ABOUT LATEST BOOKS AUTHORS TRANSLATORS EVENTS RESOURCES FELLOWSHIP GRANT

LATEST

The Power of Resilience and Teamwork
By Huang Han-Yau ∥ Translated by Sarah-Jayne Carver
Jan 16, 2024

When Wang Ling-Hsuan and I were students in the forestry department, our teacher asked the class to do a report on wildlife, and we decided to study the gray-black spiny ants near our department building. The gray-black spiny ants we drew in the book are similar to the ones we studied back then which lived on a wire mesh fence and worked on some small saplings nearby where they farmed aphids. The saplings had sprouted beside the fence because there were some big trees nearby whose fruits had been eaten by small birds which had excreted the seeds. There were five or six different kinds of vines and bushes on the fence which made it look messy but actually meant there were lots of structures that animals could use to hide in. We also found another eight species of ant and lots of other small creatures near the fence. When we first came up with the concept for the book, we wanted to include all these creatures but later we worried that it would distract from the gray-black spiny ants so we either didn’t show them in the pictures or we let them hide in the corners.

There were five different versions of this book from start to finish, most of which Ling-Hsuan and I both liked because we tried out various different styles. Even though some of the illustrations weren’t used in the final version of the book, we tried to change them a bit and incorporate them into the end product. Sometimes, readers might suddenly find themselves wondering “why’s that in here?” and it might be because it’s a variation of another scene in one of the previous versions.

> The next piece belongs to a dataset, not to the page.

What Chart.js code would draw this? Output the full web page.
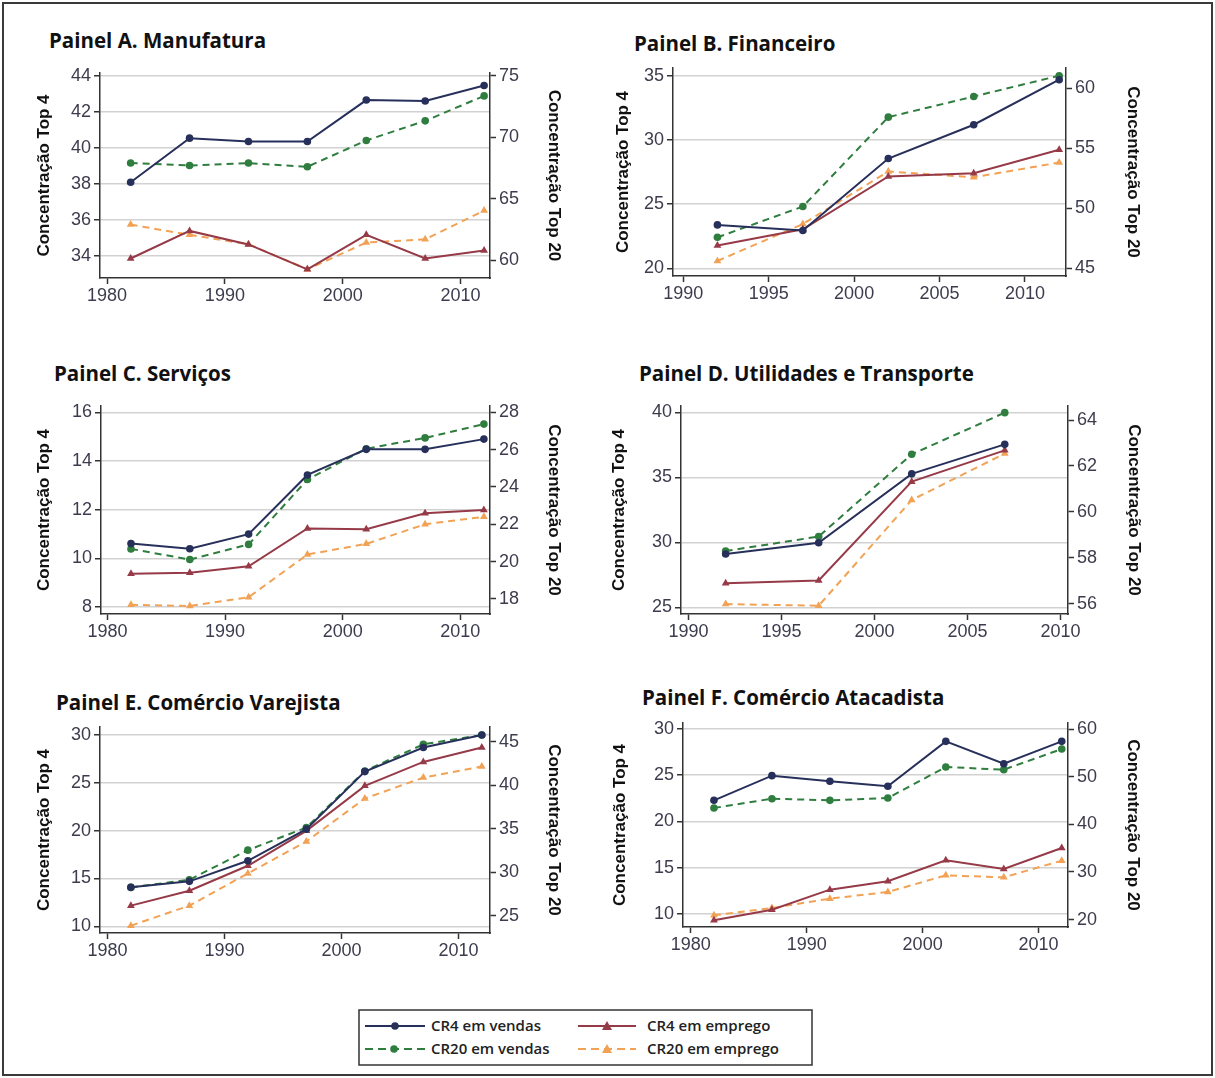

It took us so long to finish the book because we were writing and illustrating it while we were still studying, but by the time it was done there weren’t any ants on the fence, probably because the area had been cleared and without the saplings or aphids the ants were forced to move on. However, gray-black spiny ants are resilient creatures, and I found another city of them in a different part of campus where people had thrown away all sorts of things and the ants were living in old umbrellas, broken flowerpots, door frames, and fractured water pipes, as well as dried out plant pots where they’d formed a thriving colony. Who knows, maybe they were the same ants and they’d found an even better place to build a whole new little city!